Лучше выпьем давай на прощанье
За недолгую нежность груди.
В самые тяжелые периоды своей жизни Рубцов возвращался на Родину - в свою вологодскую деревню, с которой всегда ощущал «самую жгучую связь». И не было другого пути у него. Это произошло и после исключения его из Литературного института. Именно в тяжелые минуты его жизни должна была слиться его поэтическая судьба с судьбой народной. Среди деревенской нищеты и униженности не покидает Рубцова ощущение правильности принятого решения, истинности избранного пути. Именно там, в глухой вологодской деревни пишет Николай Рубцов стихотворение «Душа», напечатанное после его смерти под заголовком «Философские стихи»:
За годом год уносится навек,
Покоем веют старческие нравы, -
На смертном ложе гаснет человек
В лучах довольства полного и славы!
Так рисует Рубцов образ «счастливого человека, достигшего полного благополучия, но тут оспаривает это благополучие:
Последний день уносится навек…
Он слезы льет, он требует участья,
Но поздно понял важный человек,
Что создал в жизни ложный облик счастья!
Ложь навязываемого ему «облика счастья» открылась Рубцову не в Москве или Ленинграде, а в нищей вологодской деревушке, среди серых изб и покосившихся заборов, где он жил, отрезанный бездорожьем и безденежьем от всех своих литературных знакомых. Счастье - это не внешнее благополучие, а осознание единственности избранного пути, невозможности другого:
…Я знаю наперед,
Что счастлив тот, хоть с ног его сбивает,
Кто все пройдет, когда душа ведет,
И выше счастья в жизни не бывает!
В этой вологодской деревне написано одно из самых прекрасных стихотворений Николая Рубцова « Звезда полей»:
Звезда полей во мгле заледенелой,
Остановившись, смотрит в полынью.
Уж на часах двенадцать прозвенело,
И сон окутал родину мою…
Звезда полей! В минуты потрясений
Я вспоминал, как тихо за холмом
Она горит над золотом осенним,
Она горит над зимним серебром…
Звезда полей горит, не угасая,
Для всех тревожных жителей земли,
Своим лучом приветливым касаясь
Всех городов, поднявшихся вдали.
Но только здесь, во мгле заледенелой,
Она восходит ярче и полней,
И счастлив я, пока на свете белом
Горит, горит звезда моих полей…
Рубцов не выбирал своей судьбы, он только предугадывал ее. Загадочной выглядит взаимосвязь поэзии Рубцова его жизни. По его стихам точнее, чем по документам и автобиографиям, можно проследить его жизненный путь. Многие настоящие поэты угадывали свою судьбу, легко заглядывали в будущее, но в Рубцове провидческие способности были с необыкновенной силой.

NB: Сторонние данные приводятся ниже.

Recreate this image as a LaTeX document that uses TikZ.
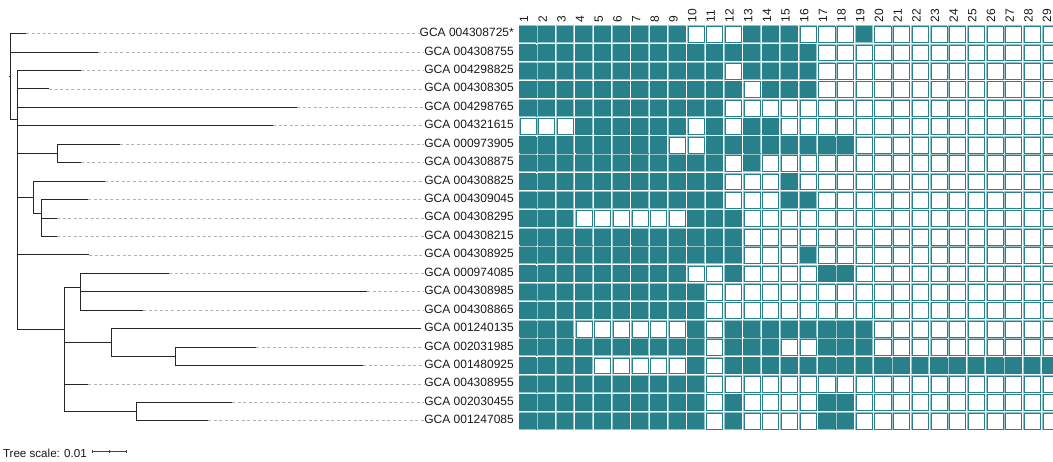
\documentclass[tikz,border=0pt]{standalone}
\usepackage{fontspec}
\setmainfont{Liberation Sans}
\definecolor{tealc}{RGB}{40,129,138}
\definecolor{teall}{RGB}{150,196,201}
\begin{document}
\begin{tikzpicture}[x=1pt,y=-1pt,
  branch/.style={line width=0.9pt, draw=black!85},
  leader/.style={draw=black!30, dash pattern=on 3pt off 2.6pt, line width=0.7pt},
  lab/.style={anchor=base east, inner sep=0pt, font=\fontsize{12}{14}\selectfont, text=black!90},
  num/.style={anchor=west, rotate=90, inner sep=0pt, font=\fontsize{12}{14}\selectfont, text=black!90},
  scl/.style={anchor=base west, inner sep=0pt, font=\fontsize{11.6}{14}\selectfont, text=black!90},
  sbar/.style={line width=0.8pt, draw=black!75}]
\clip (0,0) rectangle (1053,462);
\fill[white] (0,0) rectangle (1053,462);

% ---------- grid ----------
\foreach \r in {1,...,22}{
  \foreach \c in {1,...,29}{
    \pgfmathsetmacro\xa{518.3+(\c-1)*18.68}
    \pgfmathsetmacro\ya{25+(\r-1)*18.41}
    \fill[teall] (\xa+0.5,\ya+0.5) rectangle (\xa+18.18,\ya+17.91);
    \fill[white] (\xa+1.8,\ya+1.8) rectangle (\xa+17.5,\ya+17.2);
    \draw[tealc, line width=0.7pt] (\xa+1.6,\ya+1.6) rectangle (\xa+17.7,\ya+17.4);
  }
}
\foreach \r/\cols in {
  1/{1,...,9,13,14,15,19},
  2/{1,...,16},
  3/{1,...,11,13,14,15,16},
  4/{1,...,12,14,15,16},
  5/{1,...,11},
  6/{4,...,9,11,13,14},
  7/{1,...,8,11,12,...,18},
  8/{1,...,11,13},
  9/{1,...,11,15},
  10/{1,...,11,15,16},
  11/{1,2,3,10,11,12},
  12/{1,...,12},
  13/{1,...,12,16},
  14/{1,...,9,12,17,18},
  15/{1,...,10},
  16/{1,...,10},
  17/{1,2,3,10,12,13,...,19},
  18/{1,...,10,12,13,14,17,18,19},
  19/{1,2,3,4,10,12,13,...,29},
  20/{1,...,10},
  21/{1,...,10,12,17,18},
  22/{1,...,10,12,17,18}}{
  \foreach \c in \cols{
    \pgfmathsetmacro\xa{518.3+(\c-1)*18.68}
    \pgfmathsetmacro\ya{25+(\r-1)*18.41}
    \fill[teall] (\xa+0.5,\ya+0.5) rectangle (\xa+18.18,\ya+17.91);
    \fill[tealc] (\xa+1,\ya+1) rectangle (\xa+17.8,\ya+17.5);
  }
}

% ---------- column numbers ----------
\foreach \c in {1,...,29}{
  \node[num] (h\c) at ({518.3+(\c-0.5)*18.68-3.6},22.6) {\c};
}

% ---------- leaves and labels ----------
\foreach \i/\tx/\nm in {
  1/26/GCA 004308725*, 2/98/GCA 004308755, 3/81/GCA 004298825,
  4/49/GCA 004308305, 5/297/GCA 004298765, 6/273/GCA 004321615,
  7/120/GCA 000973905, 8/81/GCA 004308875, 9/105/GCA 004308825,
  10/88/GCA 004309045, 11/57/GCA 004308295, 12/57/GCA 004308215,
  13/89/GCA 004308925, 14/169/GCA 000974085, 15/367/GCA 004308985,
  16/143/GCA 004308865, 17/421/GCA 001240135, 18/256/GCA 002031985,
  19/363/GCA 001480925, 20/88/GCA 004308955, 21/232/GCA 002030455,
  22/208/GCA 001247085}{
  \pgfmathsetmacro\yy{33.6+18.44*(\i-1)}
  \coordinate (t\i) at (\tx,\yy);
  \node[lab] (l\i) at (514,\yy+3) {\nm};
}

% leader lines
\foreach \i in {1,...,16,18,19,20,21,22}{
  \draw[leader] (t\i) -- (t\i -| l\i.west);
}

% ---------- internal nodes ----------
\coordinate (root) at (10,76.5);
\coordinate (rstub) at (8.6,76.5);
\coordinate (nA) at (17.5,119);
\path (t7) -- coordinate[pos=0.5] (m78) (t8);
\coordinate (nB) at (57.5,0 |- m78);
\path (t11) -- coordinate[pos=0.5] (m1112) (t12);
\path (t10) -- coordinate[pos=0.5] (mD) (m1112);
\coordinate (nD) at (41,0 |- mD);
\path (t9) -- coordinate[pos=0.5] (mC) (nD);
\coordinate (nC) at (33.5,0 |- mC);
\coordinate (nK) at (64,329);
\path (t15) -- coordinate[pos=0.5] (m1516) (t16);
\path (t14) -- coordinate[pos=0.5] (mE) (m1516);
\coordinate (nE) at (80,0 |- mE);
\path (t18) -- coordinate[pos=0.5] (mG) (t19);
\coordinate (nG) at (175,0 |- mG);
\path (t17) -- coordinate[pos=0.5] (mF) (nG);
\coordinate (nF) at (111,0 |- mF);
\path (t21) -- coordinate[pos=0.5] (mH) (t22);
\coordinate (nH) at (136,0 |- mH);

% ---------- branches ----------
\draw[branch] (rstub) -- (root);
\draw[branch] (root) |- (t1);
\draw[branch] (root) |- (t2);
\draw[branch] (root) |- (nA);
\foreach \k in {t3,t4,t5,t6,nB,nC,t13,nK}{\draw[branch] (nA) |- (\k);}
\foreach \k in {t7,t8}{\draw[branch] (nB) |- (\k);}
\foreach \k in {t9,nD}{\draw[branch] (nC) |- (\k);}
\foreach \k in {t10,t11,t12}{\draw[branch] (nD) |- (\k);}
\foreach \k in {nE,nF,t20,nH}{\draw[branch] (nK) |- (\k);}
\foreach \k in {t14,t15,t16}{\draw[branch] (nE) |- (\k);}
\foreach \k in {t17,nG}{\draw[branch] (nF) |- (\k);}
\foreach \k in {t18,t19}{\draw[branch] (nG) |- (\k);}
\foreach \k in {t21,t22}{\draw[branch] (nH) |- (\k);}

% ---------- tree scale ----------
\node[scl] (ts) at (2.8,457) {Tree scale: 0.01};
\coordinate (sb1) at (92,451.8);
\coordinate (sbm) at (109.2,451.8);
\coordinate (sb2) at (126.4,451.8);
\draw[sbar] (sb1) -- (sb2);
\foreach \k in {sb1,sbm,sb2}{\draw[sbar] ([yshift=-1.6pt]\k) -- ([yshift=1.6pt]\k);}
\end{tikzpicture}
\end{document}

Когда сейчас читаешь написанные им незадолго до смерти стихи, охватывает жуткое чувство нереальности:
Я умру в крещенские морозы.
Я умру, когда трещат березы,
А весною ужас будет полный:
На погост речные хлынут волны!
Из моей затопленной могилы
Гроб всплывет, забытый и унылый,
Разобьется с треском, и в потемки
Уплывут ужасные обломки.
Сам не знаю, что это такое…
Я не верю вечности покоя!
Невозможно видеть вперед так ясно, как видел Николай Рубцов. Николай Рубцов был убит 19 января 1971года. В нашей жизни все случается так, как случается. И это и есть высшая справедливость. Другой справедливости, по крайней мере здесь, «на том берегу», как говорил Рубцов, нет и не будет.